• Your instructions:
Transcribe the material exactly. Images do not belong in the copy.
++++++++
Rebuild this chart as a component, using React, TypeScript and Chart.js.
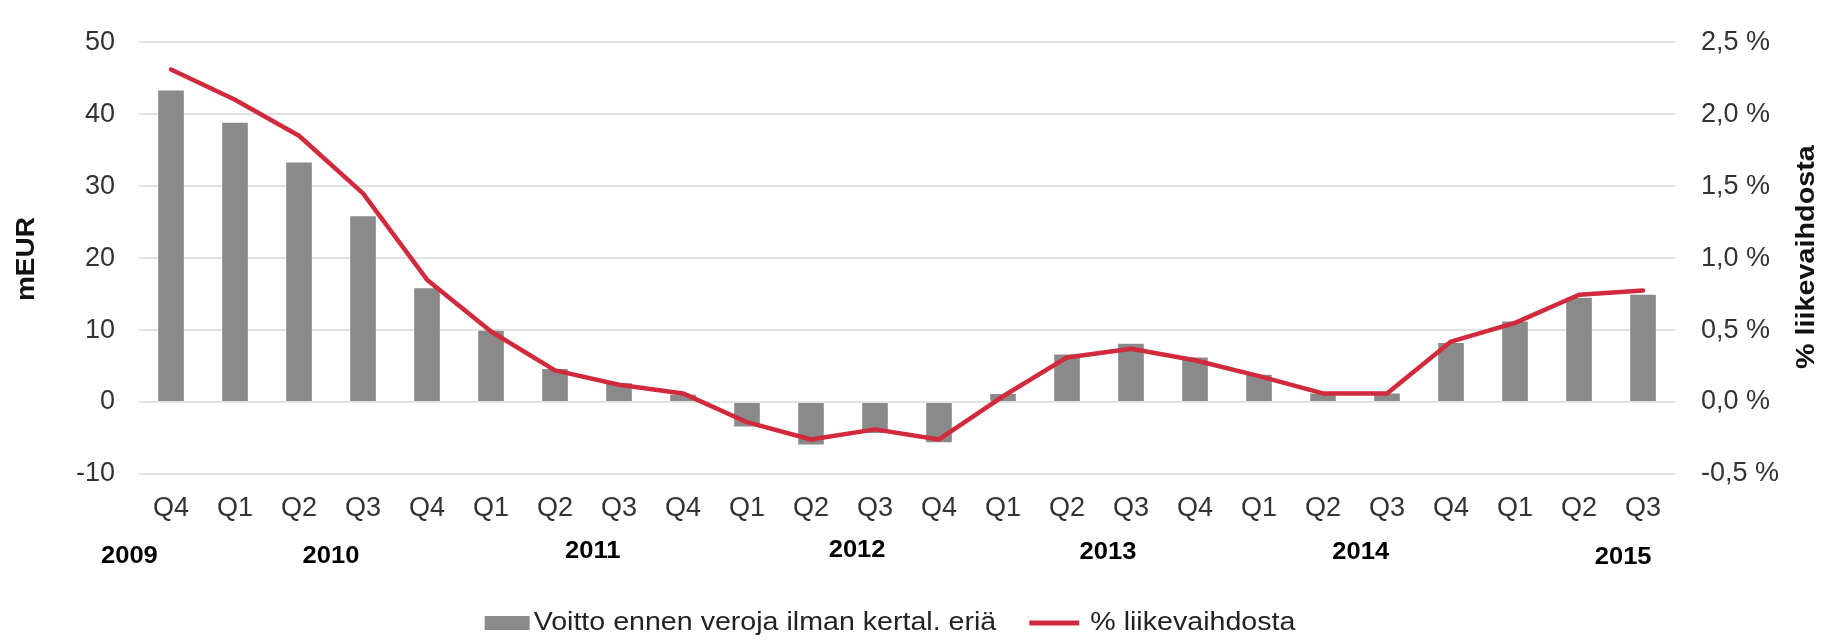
import React, { useEffect, useRef } from "react";
import { Chart, registerables } from "chart.js";

Chart.register(...registerables);

// ---- data ----
const categories = [
  "Q4", "Q1", "Q2", "Q3", "Q4", "Q1", "Q2", "Q3", "Q4", "Q1", "Q2", "Q3",
  "Q4", "Q1", "Q2", "Q3", "Q4", "Q1", "Q2", "Q3", "Q4", "Q1", "Q2", "Q3",
];
const profitBeforeTax = [
  43.3, 38.8, 33.3, 25.8, 15.8, 9.9, 4.6, 2.6, 1.0, -3.4, -5.9, -4.3,
  -5.6, 1.1, 6.6, 8.1, 6.2, 3.8, 1.2, 1.2, 8.2, 11.2, 14.5, 14.9,
];
const pctOfRevenue = [
  2.31, 2.1, 1.85, 1.45, 0.85, 0.49, 0.22, 0.12, 0.06, -0.14, -0.26, -0.19,
  -0.26, 0.04, 0.31, 0.37, 0.29, 0.18, 0.06, 0.06, 0.42, 0.55, 0.745, 0.775,
];
const years = ["2009", "2010", "2011", "2012", "2013", "2014", "2015"];
const barLabel = "Voitto ennen veroja ilman kertal. eriä";
const lineLabel = "% liikevaihdosta";
const leftTitle = "mEUR";
const rightTitle = "% liikevaihdosta";

// ---- layout / style (not data) ----
const FONT = '"Liberation Sans", Arial, Helvetica, sans-serif';
const BAR_COLOR = "#8A8A8B";
const LINE_COLOR = "#D02A3C";
const TICK_COLOR = "#333333";
const yearAnchors = [-0.65, 2.5, 6.59, 10.72, 14.64, 18.59, 22.69];
const yearDrop = [83, 83, 78, 77, 79, 79, 84];

const decorPlugin = {
  id: "decor",
  afterDraw(chart: any) {
    const { ctx, chartArea, scales } = chart;
    const xs = scales.x;
    ctx.save();

    // year labels
    ctx.font = `bold 23px ${FONT}`;
    ctx.fillStyle = "#000000";
    ctx.textAlign = "center";
    ctx.textBaseline = "middle";
    years.forEach((yr, i) => {
      const px = xs.getPixelForValue(yearAnchors[i]);
      const py = chartArea.bottom + yearDrop[i];
      ctx.save();
      ctx.translate(px, py);
      ctx.scale(1.11, 1);
      ctx.fillText(yr, 0, 0);
      ctx.restore();
    });

    // axis titles (both read bottom-to-top)
    const midY = (chartArea.top + chartArea.bottom) / 2;
    ctx.font = `bold 25px ${FONT}`;
    ctx.fillStyle = "#111111";
    ctx.save();
    ctx.translate(27.5, midY + 1);
    ctx.rotate(-Math.PI / 2);
    ctx.scale(1.12, 1);
    ctx.fillText(leftTitle, 0, 0);
    ctx.restore();
    ctx.save();
    ctx.translate(chartArea.right + 132.5, midY - 1);
    ctx.rotate(-Math.PI / 2);
    ctx.scale(1.15, 1);
    ctx.fillText(rightTitle, 0, 0);
    ctx.restore();

    // legend
    const sx = 1.1;
    ctx.font = `26px ${FONT}`;
    const t1w = ctx.measureText(barLabel).width * sx;
    const t2w = ctx.measureText(lineLabel).width * sx;
    const boxW = 45, boxH = 14, gap1 = 4, gapItems = 33, lineW = 50, gap2 = 11;
    const total = boxW + gap1 + t1w + gapItems + lineW + gap2 + t2w;
    const legY = chartArea.bottom + 149;
    let lx = (chartArea.left + chartArea.right) / 2 - 17 - total / 2;
    ctx.fillStyle = BAR_COLOR;
    ctx.fillRect(lx, legY - boxH / 2, boxW, boxH);
    lx += boxW + gap1;
    ctx.fillStyle = "#222222";
    ctx.textAlign = "left";
    ctx.save();
    ctx.translate(lx, legY);
    ctx.scale(sx, 1);
    ctx.fillText(barLabel, 0, 0);
    ctx.restore();
    lx += t1w + gapItems;
    ctx.strokeStyle = LINE_COLOR;
    ctx.lineWidth = 5;
    ctx.lineCap = "butt";
    ctx.beginPath();
    ctx.moveTo(lx, legY);
    ctx.lineTo(lx + lineW, legY);
    ctx.stroke();
    lx += lineW + gap2;
    ctx.save();
    ctx.translate(lx, legY);
    ctx.scale(sx, 1);
    ctx.fillText(lineLabel, 0, 0);
    ctx.restore();

    ctx.restore();
  },
};

export default function App() {
  const canvasRef = useRef<HTMLCanvasElement | null>(null);

  useEffect(() => {
    document.body.style.margin = "0";
    const canvas = canvasRef.current;
    if (!canvas) return;
    const tickFont = { family: FONT, size: 27 };
    const chart = new Chart(canvas, {
      type: "bar",
      data: {
        labels: categories,
        datasets: [
          {
            type: "line",
            label: lineLabel,
            data: pctOfRevenue,
            yAxisID: "y1",
            borderColor: LINE_COLOR,
            backgroundColor: LINE_COLOR,
            borderWidth: 4.5,
            tension: 0,
            pointRadius: 0,
            pointHoverRadius: 0,
            borderJoinStyle: "round",
            borderCapStyle: "round",
            order: 0,
          } as any,
          {
            type: "bar",
            label: barLabel,
            data: profitBeforeTax,
            yAxisID: "y",
            backgroundColor: BAR_COLOR,
            barPercentage: 0.4,
            categoryPercentage: 1,
            order: 1,
          },
        ],
      },
      options: {
        animation: false,
        responsive: false,
        devicePixelRatio: 1,
        layout: { padding: { left: 0, right: 0, top: 24, bottom: 0 } },
        plugins: {
          legend: { display: false },
          tooltip: { enabled: false },
        },
        scales: {
          x: {
            grid: { display: false, drawTicks: false },
            border: { display: false },
            ticks: {
              font: tickFont,
              color: TICK_COLOR,
              padding: 18,
              maxRotation: 0,
              autoSkip: false,
            },
            afterFit: (s: any) => {
              s.height = 167;
            },
          },
          y: {
            position: "left",
            min: -10,
            max: 50,
            ticks: {
              stepSize: 10,
              font: tickFont,
              color: TICK_COLOR,
              padding: 24,
            },
            grid: { color: "#E2E2E2", lineWidth: 2, drawTicks: false },
            border: { display: false },
            afterFit: (s: any) => {
              s.width = 139;
            },
          },
          y1: {
            position: "right",
            min: -0.5,
            max: 2.5,
            ticks: {
              stepSize: 0.5,
              font: tickFont,
              color: TICK_COLOR,
              padding: 26,
              callback: (v: any) =>
                Number(v).toFixed(1).replace(".", ",") + " %",
            },
            grid: { display: false, drawTicks: false },
            border: { display: false },
            afterFit: (s: any) => {
              s.width = 156;
            },
          },
        },
      },
      plugins: [decorPlugin],
    });
    return () => chart.destroy();
  }, []);

  return (
    <div style={{ width: 1831, height: 641, background: "#ffffff" }}>
      <canvas
        ref={canvasRef}
        width={1831}
        height={641}
        style={{ display: "block" }}
      />
    </div>
  );
}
++++++++
• Task result:
Rebuild this chart as a component, using React, TypeScript and Chart.js.
import React, { useEffect, useRef } from "react";
import { Chart, registerables } from "chart.js";

Chart.register(...registerables);

// ---- data ----
const categories = [
  "Q4", "Q1", "Q2", "Q3", "Q4", "Q1", "Q2", "Q3", "Q4", "Q1", "Q2", "Q3",
  "Q4", "Q1", "Q2", "Q3", "Q4", "Q1", "Q2", "Q3", "Q4", "Q1", "Q2", "Q3",
];
const profitBeforeTax = [
  43.3, 38.8, 33.3, 25.8, 15.8, 9.9, 4.6, 2.6, 1.0, -3.4, -5.9, -4.3,
  -5.6, 1.1, 6.6, 8.1, 6.2, 3.8, 1.2, 1.2, 8.2, 11.2, 14.5, 14.9,
];
const pctOfRevenue = [
  2.31, 2.1, 1.85, 1.45, 0.85, 0.49, 0.22, 0.12, 0.06, -0.14, -0.26, -0.19,
  -0.26, 0.04, 0.31, 0.37, 0.29, 0.18, 0.06, 0.06, 0.42, 0.55, 0.745, 0.775,
];
const years = ["2009", "2010", "2011", "2012", "2013", "2014", "2015"];
const barLabel = "Voitto ennen veroja ilman kertal. eriä";
const lineLabel = "% liikevaihdosta";
const leftTitle = "mEUR";
const rightTitle = "% liikevaihdosta";

// ---- layout / style (not data) ----
const FONT = '"Liberation Sans", Arial, Helvetica, sans-serif';
const BAR_COLOR = "#8A8A8B";
const LINE_COLOR = "#D02A3C";
const TICK_COLOR = "#333333";
const yearAnchors = [-0.65, 2.5, 6.59, 10.72, 14.64, 18.59, 22.69];
const yearDrop = [83, 83, 78, 77, 79, 79, 84];

const decorPlugin = {
  id: "decor",
  afterDraw(chart: any) {
    const { ctx, chartArea, scales } = chart;
    const xs = scales.x;
    ctx.save();

    // year labels
    ctx.font = `bold 23px ${FONT}`;
    ctx.fillStyle = "#000000";
    ctx.textAlign = "center";
    ctx.textBaseline = "middle";
    years.forEach((yr, i) => {
      const px = xs.getPixelForValue(yearAnchors[i]);
      const py = chartArea.bottom + yearDrop[i];
      ctx.save();
      ctx.translate(px, py);
      ctx.scale(1.11, 1);
      ctx.fillText(yr, 0, 0);
      ctx.restore();
    });

    // axis titles (both read bottom-to-top)
    const midY = (chartArea.top + chartArea.bottom) / 2;
    ctx.font = `bold 25px ${FONT}`;
    ctx.fillStyle = "#111111";
    ctx.save();
    ctx.translate(27.5, midY + 1);
    ctx.rotate(-Math.PI / 2);
    ctx.scale(1.12, 1);
    ctx.fillText(leftTitle, 0, 0);
    ctx.restore();
    ctx.save();
    ctx.translate(chartArea.right + 132.5, midY - 1);
    ctx.rotate(-Math.PI / 2);
    ctx.scale(1.15, 1);
    ctx.fillText(rightTitle, 0, 0);
    ctx.restore();

    // legend
    const sx = 1.1;
    ctx.font = `26px ${FONT}`;
    const t1w = ctx.measureText(barLabel).width * sx;
    const t2w = ctx.measureText(lineLabel).width * sx;
    const boxW = 45, boxH = 14, gap1 = 4, gapItems = 33, lineW = 50, gap2 = 11;
    const total = boxW + gap1 + t1w + gapItems + lineW + gap2 + t2w;
    const legY = chartArea.bottom + 149;
    let lx = (chartArea.left + chartArea.right) / 2 - 17 - total / 2;
    ctx.fillStyle = BAR_COLOR;
    ctx.fillRect(lx, legY - boxH / 2, boxW, boxH);
    lx += boxW + gap1;
    ctx.fillStyle = "#222222";
    ctx.textAlign = "left";
    ctx.save();
    ctx.translate(lx, legY);
    ctx.scale(sx, 1);
    ctx.fillText(barLabel, 0, 0);
    ctx.restore();
    lx += t1w + gapItems;
    ctx.strokeStyle = LINE_COLOR;
    ctx.lineWidth = 5;
    ctx.lineCap = "butt";
    ctx.beginPath();
    ctx.moveTo(lx, legY);
    ctx.lineTo(lx + lineW, legY);
    ctx.stroke();
    lx += lineW + gap2;
    ctx.save();
    ctx.translate(lx, legY);
    ctx.scale(sx, 1);
    ctx.fillText(lineLabel, 0, 0);
    ctx.restore();

    ctx.restore();
  },
};

export default function App() {
  const canvasRef = useRef<HTMLCanvasElement | null>(null);

  useEffect(() => {
    document.body.style.margin = "0";
    const canvas = canvasRef.current;
    if (!canvas) return;
    const tickFont = { family: FONT, size: 27 };
    const chart = new Chart(canvas, {
      type: "bar",
      data: {
        labels: categories,
        datasets: [
          {
            type: "line",
            label: lineLabel,
            data: pctOfRevenue,
            yAxisID: "y1",
            borderColor: LINE_COLOR,
            backgroundColor: LINE_COLOR,
            borderWidth: 4.5,
            tension: 0,
            pointRadius: 0,
            pointHoverRadius: 0,
            borderJoinStyle: "round",
            borderCapStyle: "round",
            order: 0,
          } as any,
          {
            type: "bar",
            label: barLabel,
            data: profitBeforeTax,
            yAxisID: "y",
            backgroundColor: BAR_COLOR,
            barPercentage: 0.4,
            categoryPercentage: 1,
            order: 1,
          },
        ],
      },
      options: {
        animation: false,
        responsive: false,
        devicePixelRatio: 1,
        layout: { padding: { left: 0, right: 0, top: 24, bottom: 0 } },
        plugins: {
          legend: { display: false },
          tooltip: { enabled: false },
        },
        scales: {
          x: {
            grid: { display: false, drawTicks: false },
            border: { display: false },
            ticks: {
              font: tickFont,
              color: TICK_COLOR,
              padding: 18,
              maxRotation: 0,
              autoSkip: false,
            },
            afterFit: (s: any) => {
              s.height = 167;
            },
          },
          y: {
            position: "left",
            min: -10,
            max: 50,
            ticks: {
              stepSize: 10,
              font: tickFont,
              color: TICK_COLOR,
              padding: 24,
            },
            grid: { color: "#E2E2E2", lineWidth: 2, drawTicks: false },
            border: { display: false },
            afterFit: (s: any) => {
              s.width = 139;
            },
          },
          y1: {
            position: "right",
            min: -0.5,
            max: 2.5,
            ticks: {
              stepSize: 0.5,
              font: tickFont,
              color: TICK_COLOR,
              padding: 26,
              callback: (v: any) =>
                Number(v).toFixed(1).replace(".", ",") + " %",
            },
            grid: { display: false, drawTicks: false },
            border: { display: false },
            afterFit: (s: any) => {
              s.width = 156;
            },
          },
        },
      },
      plugins: [decorPlugin],
    });
    return () => chart.destroy();
  }, []);

  return (
    <div style={{ width: 1831, height: 641, background: "#ffffff" }}>
      <canvas
        ref={canvasRef}
        width={1831}
        height={641}
        style={{ display: "block" }}
      />
    </div>
  );
}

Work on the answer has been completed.